One who neglects the branches of tranquillity (shamatha),
Even though he struggles mightily to meditate
For millennium upon millennium,
Never will attain concentration
(samadhi).

When the tranquillity of yogins is attained,
So too are the transcendental faculties
(abhijna).
Nonetheless obscuration is not destroyed
Without the perfection of insight
(prajnaparamita).

Sacred texts teach that bondage arises when
Insight
(prajna) is severed from means (upaya),
And means is cut off from insight as well.
Therefore, never neglect this union.

Bodhipathapradipa
Atisha

 Repachan, the grandson of Trhisong Detsen, was the last Buddhist king of Tibet. His devotion to Buddha, the Dharma and the Sangha is alluded to under his informal name, which refers to the matted locks (re-pa) of ascetics. Like Ashoka a thousand years before him, Repachan developed a foreign policy centered upon peace. Having defeated the Chinese in a lengthy battle, he drew up a permanent peace treaty which invoked as protectors the Three Jewels, the host of arhats, the sun, moon, planets and stars. Earlier, peace had been made with the great caliphate to the west, and both treaties held firm until the fall of the monarchy. At the same time, Repachan inaugurated a revision of the Tibetan translations of Sanskrit texts. Since the original translators had devised a technical Tibetan vocabulary to accommodate the subtleties of Sanskrit, even literate Tibetans could read the sutras only with great difficulty. Repachan commissioned translations which were both accurate and in ordinary language, and it is said that he was responsible for half the texts in the Kangyur and Tengyur, the vast Buddhist canon in Tibet.

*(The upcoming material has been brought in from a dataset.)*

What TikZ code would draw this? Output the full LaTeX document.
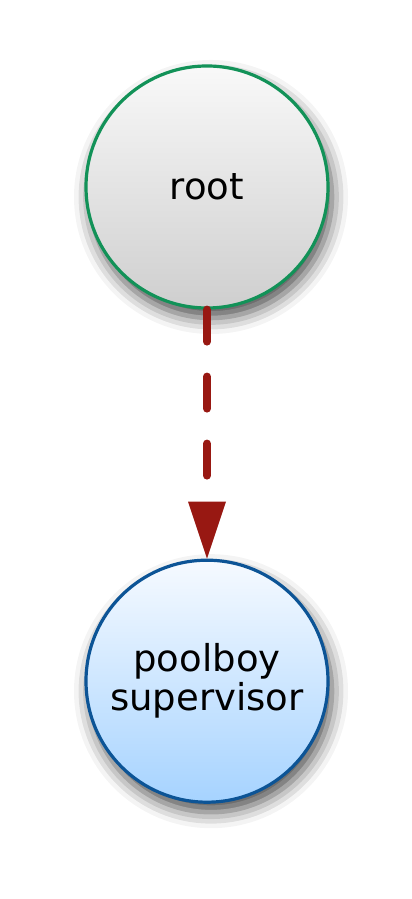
\documentclass[tikz,border=0pt]{standalone}
\usepackage{fontspec}
\setmainfont{DejaVu Sans}
\usepackage{tikz}
\usetikzlibrary{positioning,arrows.meta,shadows.blur}

\definecolor{rootline}{RGB}{18,146,88}
\definecolor{supline}{RGB}{12,84,150}
\definecolor{linkred}{RGB}{152,24,18}
\definecolor{suptop}{RGB}{246,250,255}
\definecolor{supbottom}{RGB}{166,211,255}

\begin{document}
\begin{tikzpicture}[
  x=1pt, y=1pt,
  font=\fontsize{37}{39}\selectfont,
  proc/.style={circle, minimum size=242pt, inner sep=0pt, line width=3.2pt, align=center,
    blur shadow={shadow xshift=4pt, shadow yshift=-10pt, shadow blur radius=16pt, shadow opacity=70}},
  rootnode/.style={proc, draw=rootline, top color=gray!5, bottom color=gray!38},
  supnode/.style={proc, draw=supline, top color=suptop, bottom color=supbottom},
  link/.style={draw=linkred, line width=8pt, line cap=round, dash pattern=on 32pt off 35pt,
    -{Triangle[length=57pt, width=38pt, line width=0pt]}}
]
  \useasboundingbox (0,0) rectangle (412,899);
  \node[rootnode] (root) at (207,712) {root};
  \node[supnode, below=249pt of root] (sup) {poolboy\\supervisor};
  \path[link] (root.south) -- (sup.north);
\end{tikzpicture}
\end{document}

 Though Buddhadharma spread across Tibet during the reign of Repachan, and though he was sufficiently popular and powerful to keep opposition out of his councils, the aristocracy saw its independence threatened. Those who were not followers of Buddha by conviction joined forces with the Bon priesthood, and eventually they found in the king's younger brother someone whom they could use for their own ends. Sometime around A.D. 840 Repachan, already considered by many to be the incarnation of Vajrapani, was assassinated. His queen, whose honour was mercilessly slandered, committed suicide, and his son, already a monk, was banished. Then the throne was taken by Lang Darma, who was sympathetic to Bon.

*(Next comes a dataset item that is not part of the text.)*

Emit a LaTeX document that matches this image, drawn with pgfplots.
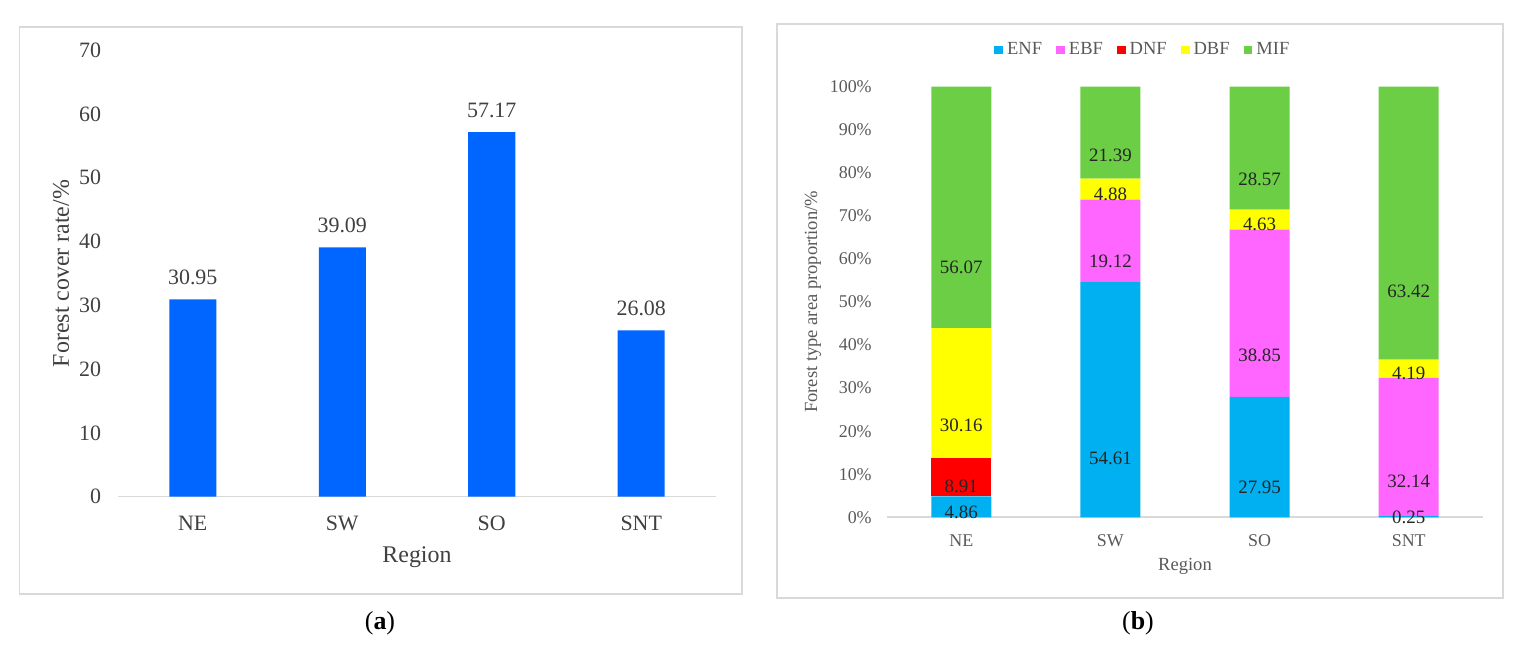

 Though allied with an aristocracy which saw in the rise of monks and monasteries the diminution of its own wealth and power, Lang Darma seems to have been a passive supporter of the anti-Buddhist movement during the first years of his rule. Buddhist nobles and monks could not exonerate him from the persecution they experienced, and after a few years they managed to depose him. Returning to the throne a year later, Lang Darma launched a violent retaliatory offensive. Monks were dispersed, translators killed or banished, shrines attacked and the Buddhist aristocracy routed. Though he ruled for only a year after the persecution began, he managed to destroy the structure of the Tibetan Sangha. Ironically, the disruptions caused by this forceful reassertion of Bon produced exactly those results which the Bon priests had prophesied if Buddhadharma were allowed in Tibet. When Lang Darma died, the monarchy collapsed along with Tibetan unity. Descendants of the royal line and petty chieftains seized territories for themselves, imperial territories revolted, and China looked again to the possibility of conquering Tibet. Only those rulers who migrated to Western Tibet near Mount Kailas remained faithful to the Teachings of Buddha. But until King Khorre of Ngari abdicated in favour of his brother and took the monk's robe as Lha Lama Yeshe , the Buddhist tradition in Tibet would not experience its first great renaissance. When Yeshe sought to purify and renew the Good Law in Tibet, he discovered that Atisha alone possessed the training, dedication and energy to undertake the enormous task of reform and dissemination.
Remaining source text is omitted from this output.